Role Play: You Can Sit Here
To successfully nurture inclusivity in the classroom, divide the class into several groups, each with a good blend of personality types and demographics. Prearrange a handful of scenarios they can act out with a simple opening script, which requires them to improvise a decision to either include or exclude a classmate. Relevant to them might be squeezing a new student into a packed cafeteria table, creating a team for a sport that incorporates someone who has never played before, or allowing a girl to tag along on an all-boy adventure hike, or vice versa. Model how an inclusive scene would play out versus an exclusive one, and ask them to share a time they felt left out because of their own differences, or welcomed in despite them. Activities that reward inclusion like this one really flex the empathy muscle, creating better learners, and human beings.
Club Common Ground
This inclusion classroom activity may require some surveying of the students in advance of the exercise. Ask each child to complete a questionnaire that asks about their hobbies, favorite foods and programs, family structure, and benign physical attributes, such as height, hair color, or cool birthmarks. Then divide the kids up into five or six groups based on their shared characteristics, without telling them why. This activity ensures that all students are included, regardless of their differences. Ask them to list anything they all have in common, whether it be from the survey or not. The caveat is each member of the group must share that same trait, so that all are included and everyone can see what they share that they otherwise might not have noticed. As they present their conclusions, include the reasons from the survey that you grouped them, and watch as their faces light up and high-fives are instinctively exchanged.
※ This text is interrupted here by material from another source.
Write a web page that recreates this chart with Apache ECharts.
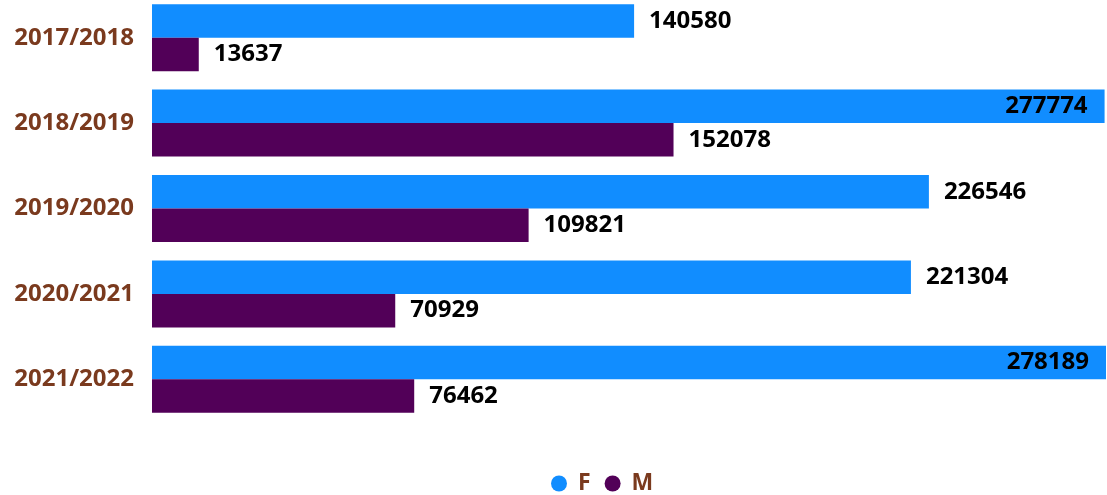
<!DOCTYPE html>
<html>
<head>
<meta charset="utf-8">
<script src="https://cdn.jsdelivr.net/npm/echarts@6/dist/echarts.min.js"></script>
<style>
  html, body { margin: 0; padding: 0; background: #fff; }
  #chart { width: 1107px; height: 495px; }
</style>
</head>
<body>
<div id="chart"></div>
<script>
// years, top to bottom
var years = ['2017/2018', '2018/2019', '2019/2020', '2020/2021', '2021/2022'];
var valuesF = [140580, 277774, 226546, 221304, 278189];
var valuesM = [13637, 152078, 109821, 70929, 76462];

var FONT = '"Open Sans", "Noto Sans", sans-serif';

// big bars get the label inside
function toItems(arr) {
    var max = Math.max.apply(null, valuesF.concat(valuesM));
    return arr.map(function (v) {
        var item = {value: v};
        if (v > max * 0.9) {
            item.label = {position: 'insideRight', distance: 17};
        }
        return item;
    });
}

var labelStyle = {
    show: true,
    position: 'right',
    distance: 15,
    color: '#000',
    fontSize: 24,
    fontWeight: 'bold',
    fontFamily: FONT
};

var chart = echarts.init(document.getElementById('chart'));
chart.setOption({
    animation: false,
    grid: {left: 152, right: 1, top: -5, height: 427, containLabel: false, outerBoundsMode: 'none'},
    legend: {
        top: 467,
        left: 546,
        icon: 'circle',
        itemWidth: 16,
        itemHeight: 16,
        itemGap: 14,
        textStyle: {color: '#7A3A1E', fontSize: 23, fontWeight: 'bold', fontFamily: FONT, padding: [0, 0, 0, 6]},
        data: ['F', 'M']
    },
    xAxis: {
        type: 'value',
        min: 0,
        max: 'dataMax',
        show: false
    },
    yAxis: {
        type: 'category',
        inverse: true,
        data: years,
        axisLine: {show: false},
        axisTick: {show: false},
        axisLabel: {margin: 18, color: '#7A3A1E', fontSize: 24, fontWeight: 'bold', fontFamily: FONT}
    },
    series: [
        {
            name: 'F', type: 'bar', data: toItems(valuesF),
            itemStyle: {color: '#118DFF'},
            barGap: '0%', barCategoryGap: '21.6%',
            label: labelStyle
        },
        {
            name: 'M', type: 'bar', data: toItems(valuesM),
            itemStyle: {color: '#520058'},
            label: labelStyle
        }
    ]
});
</script>
</body>
</html>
Building An Inclusive Classroom
Creating an inclusive classroom involves showcasing each kid as their own combination of special wows. This reminds the class that we aren’t meant to all look alike, act the same, and be capable of everything. All that is required to match within a classroom is kindness, and creating a safe place for children to truly be themselves takes input from the adults and the littlest of contributors.
Among the diversity they just might find their kindred spirit, the yin to one another’s yang, or else a surprise commonality that makes them feel included and enough. Then voila, lifelong friendships achieved. Inclusive classrooms celebrate and value the differences and unique qualities of each student, while fostering an environment where all learners can thrive and feel supported.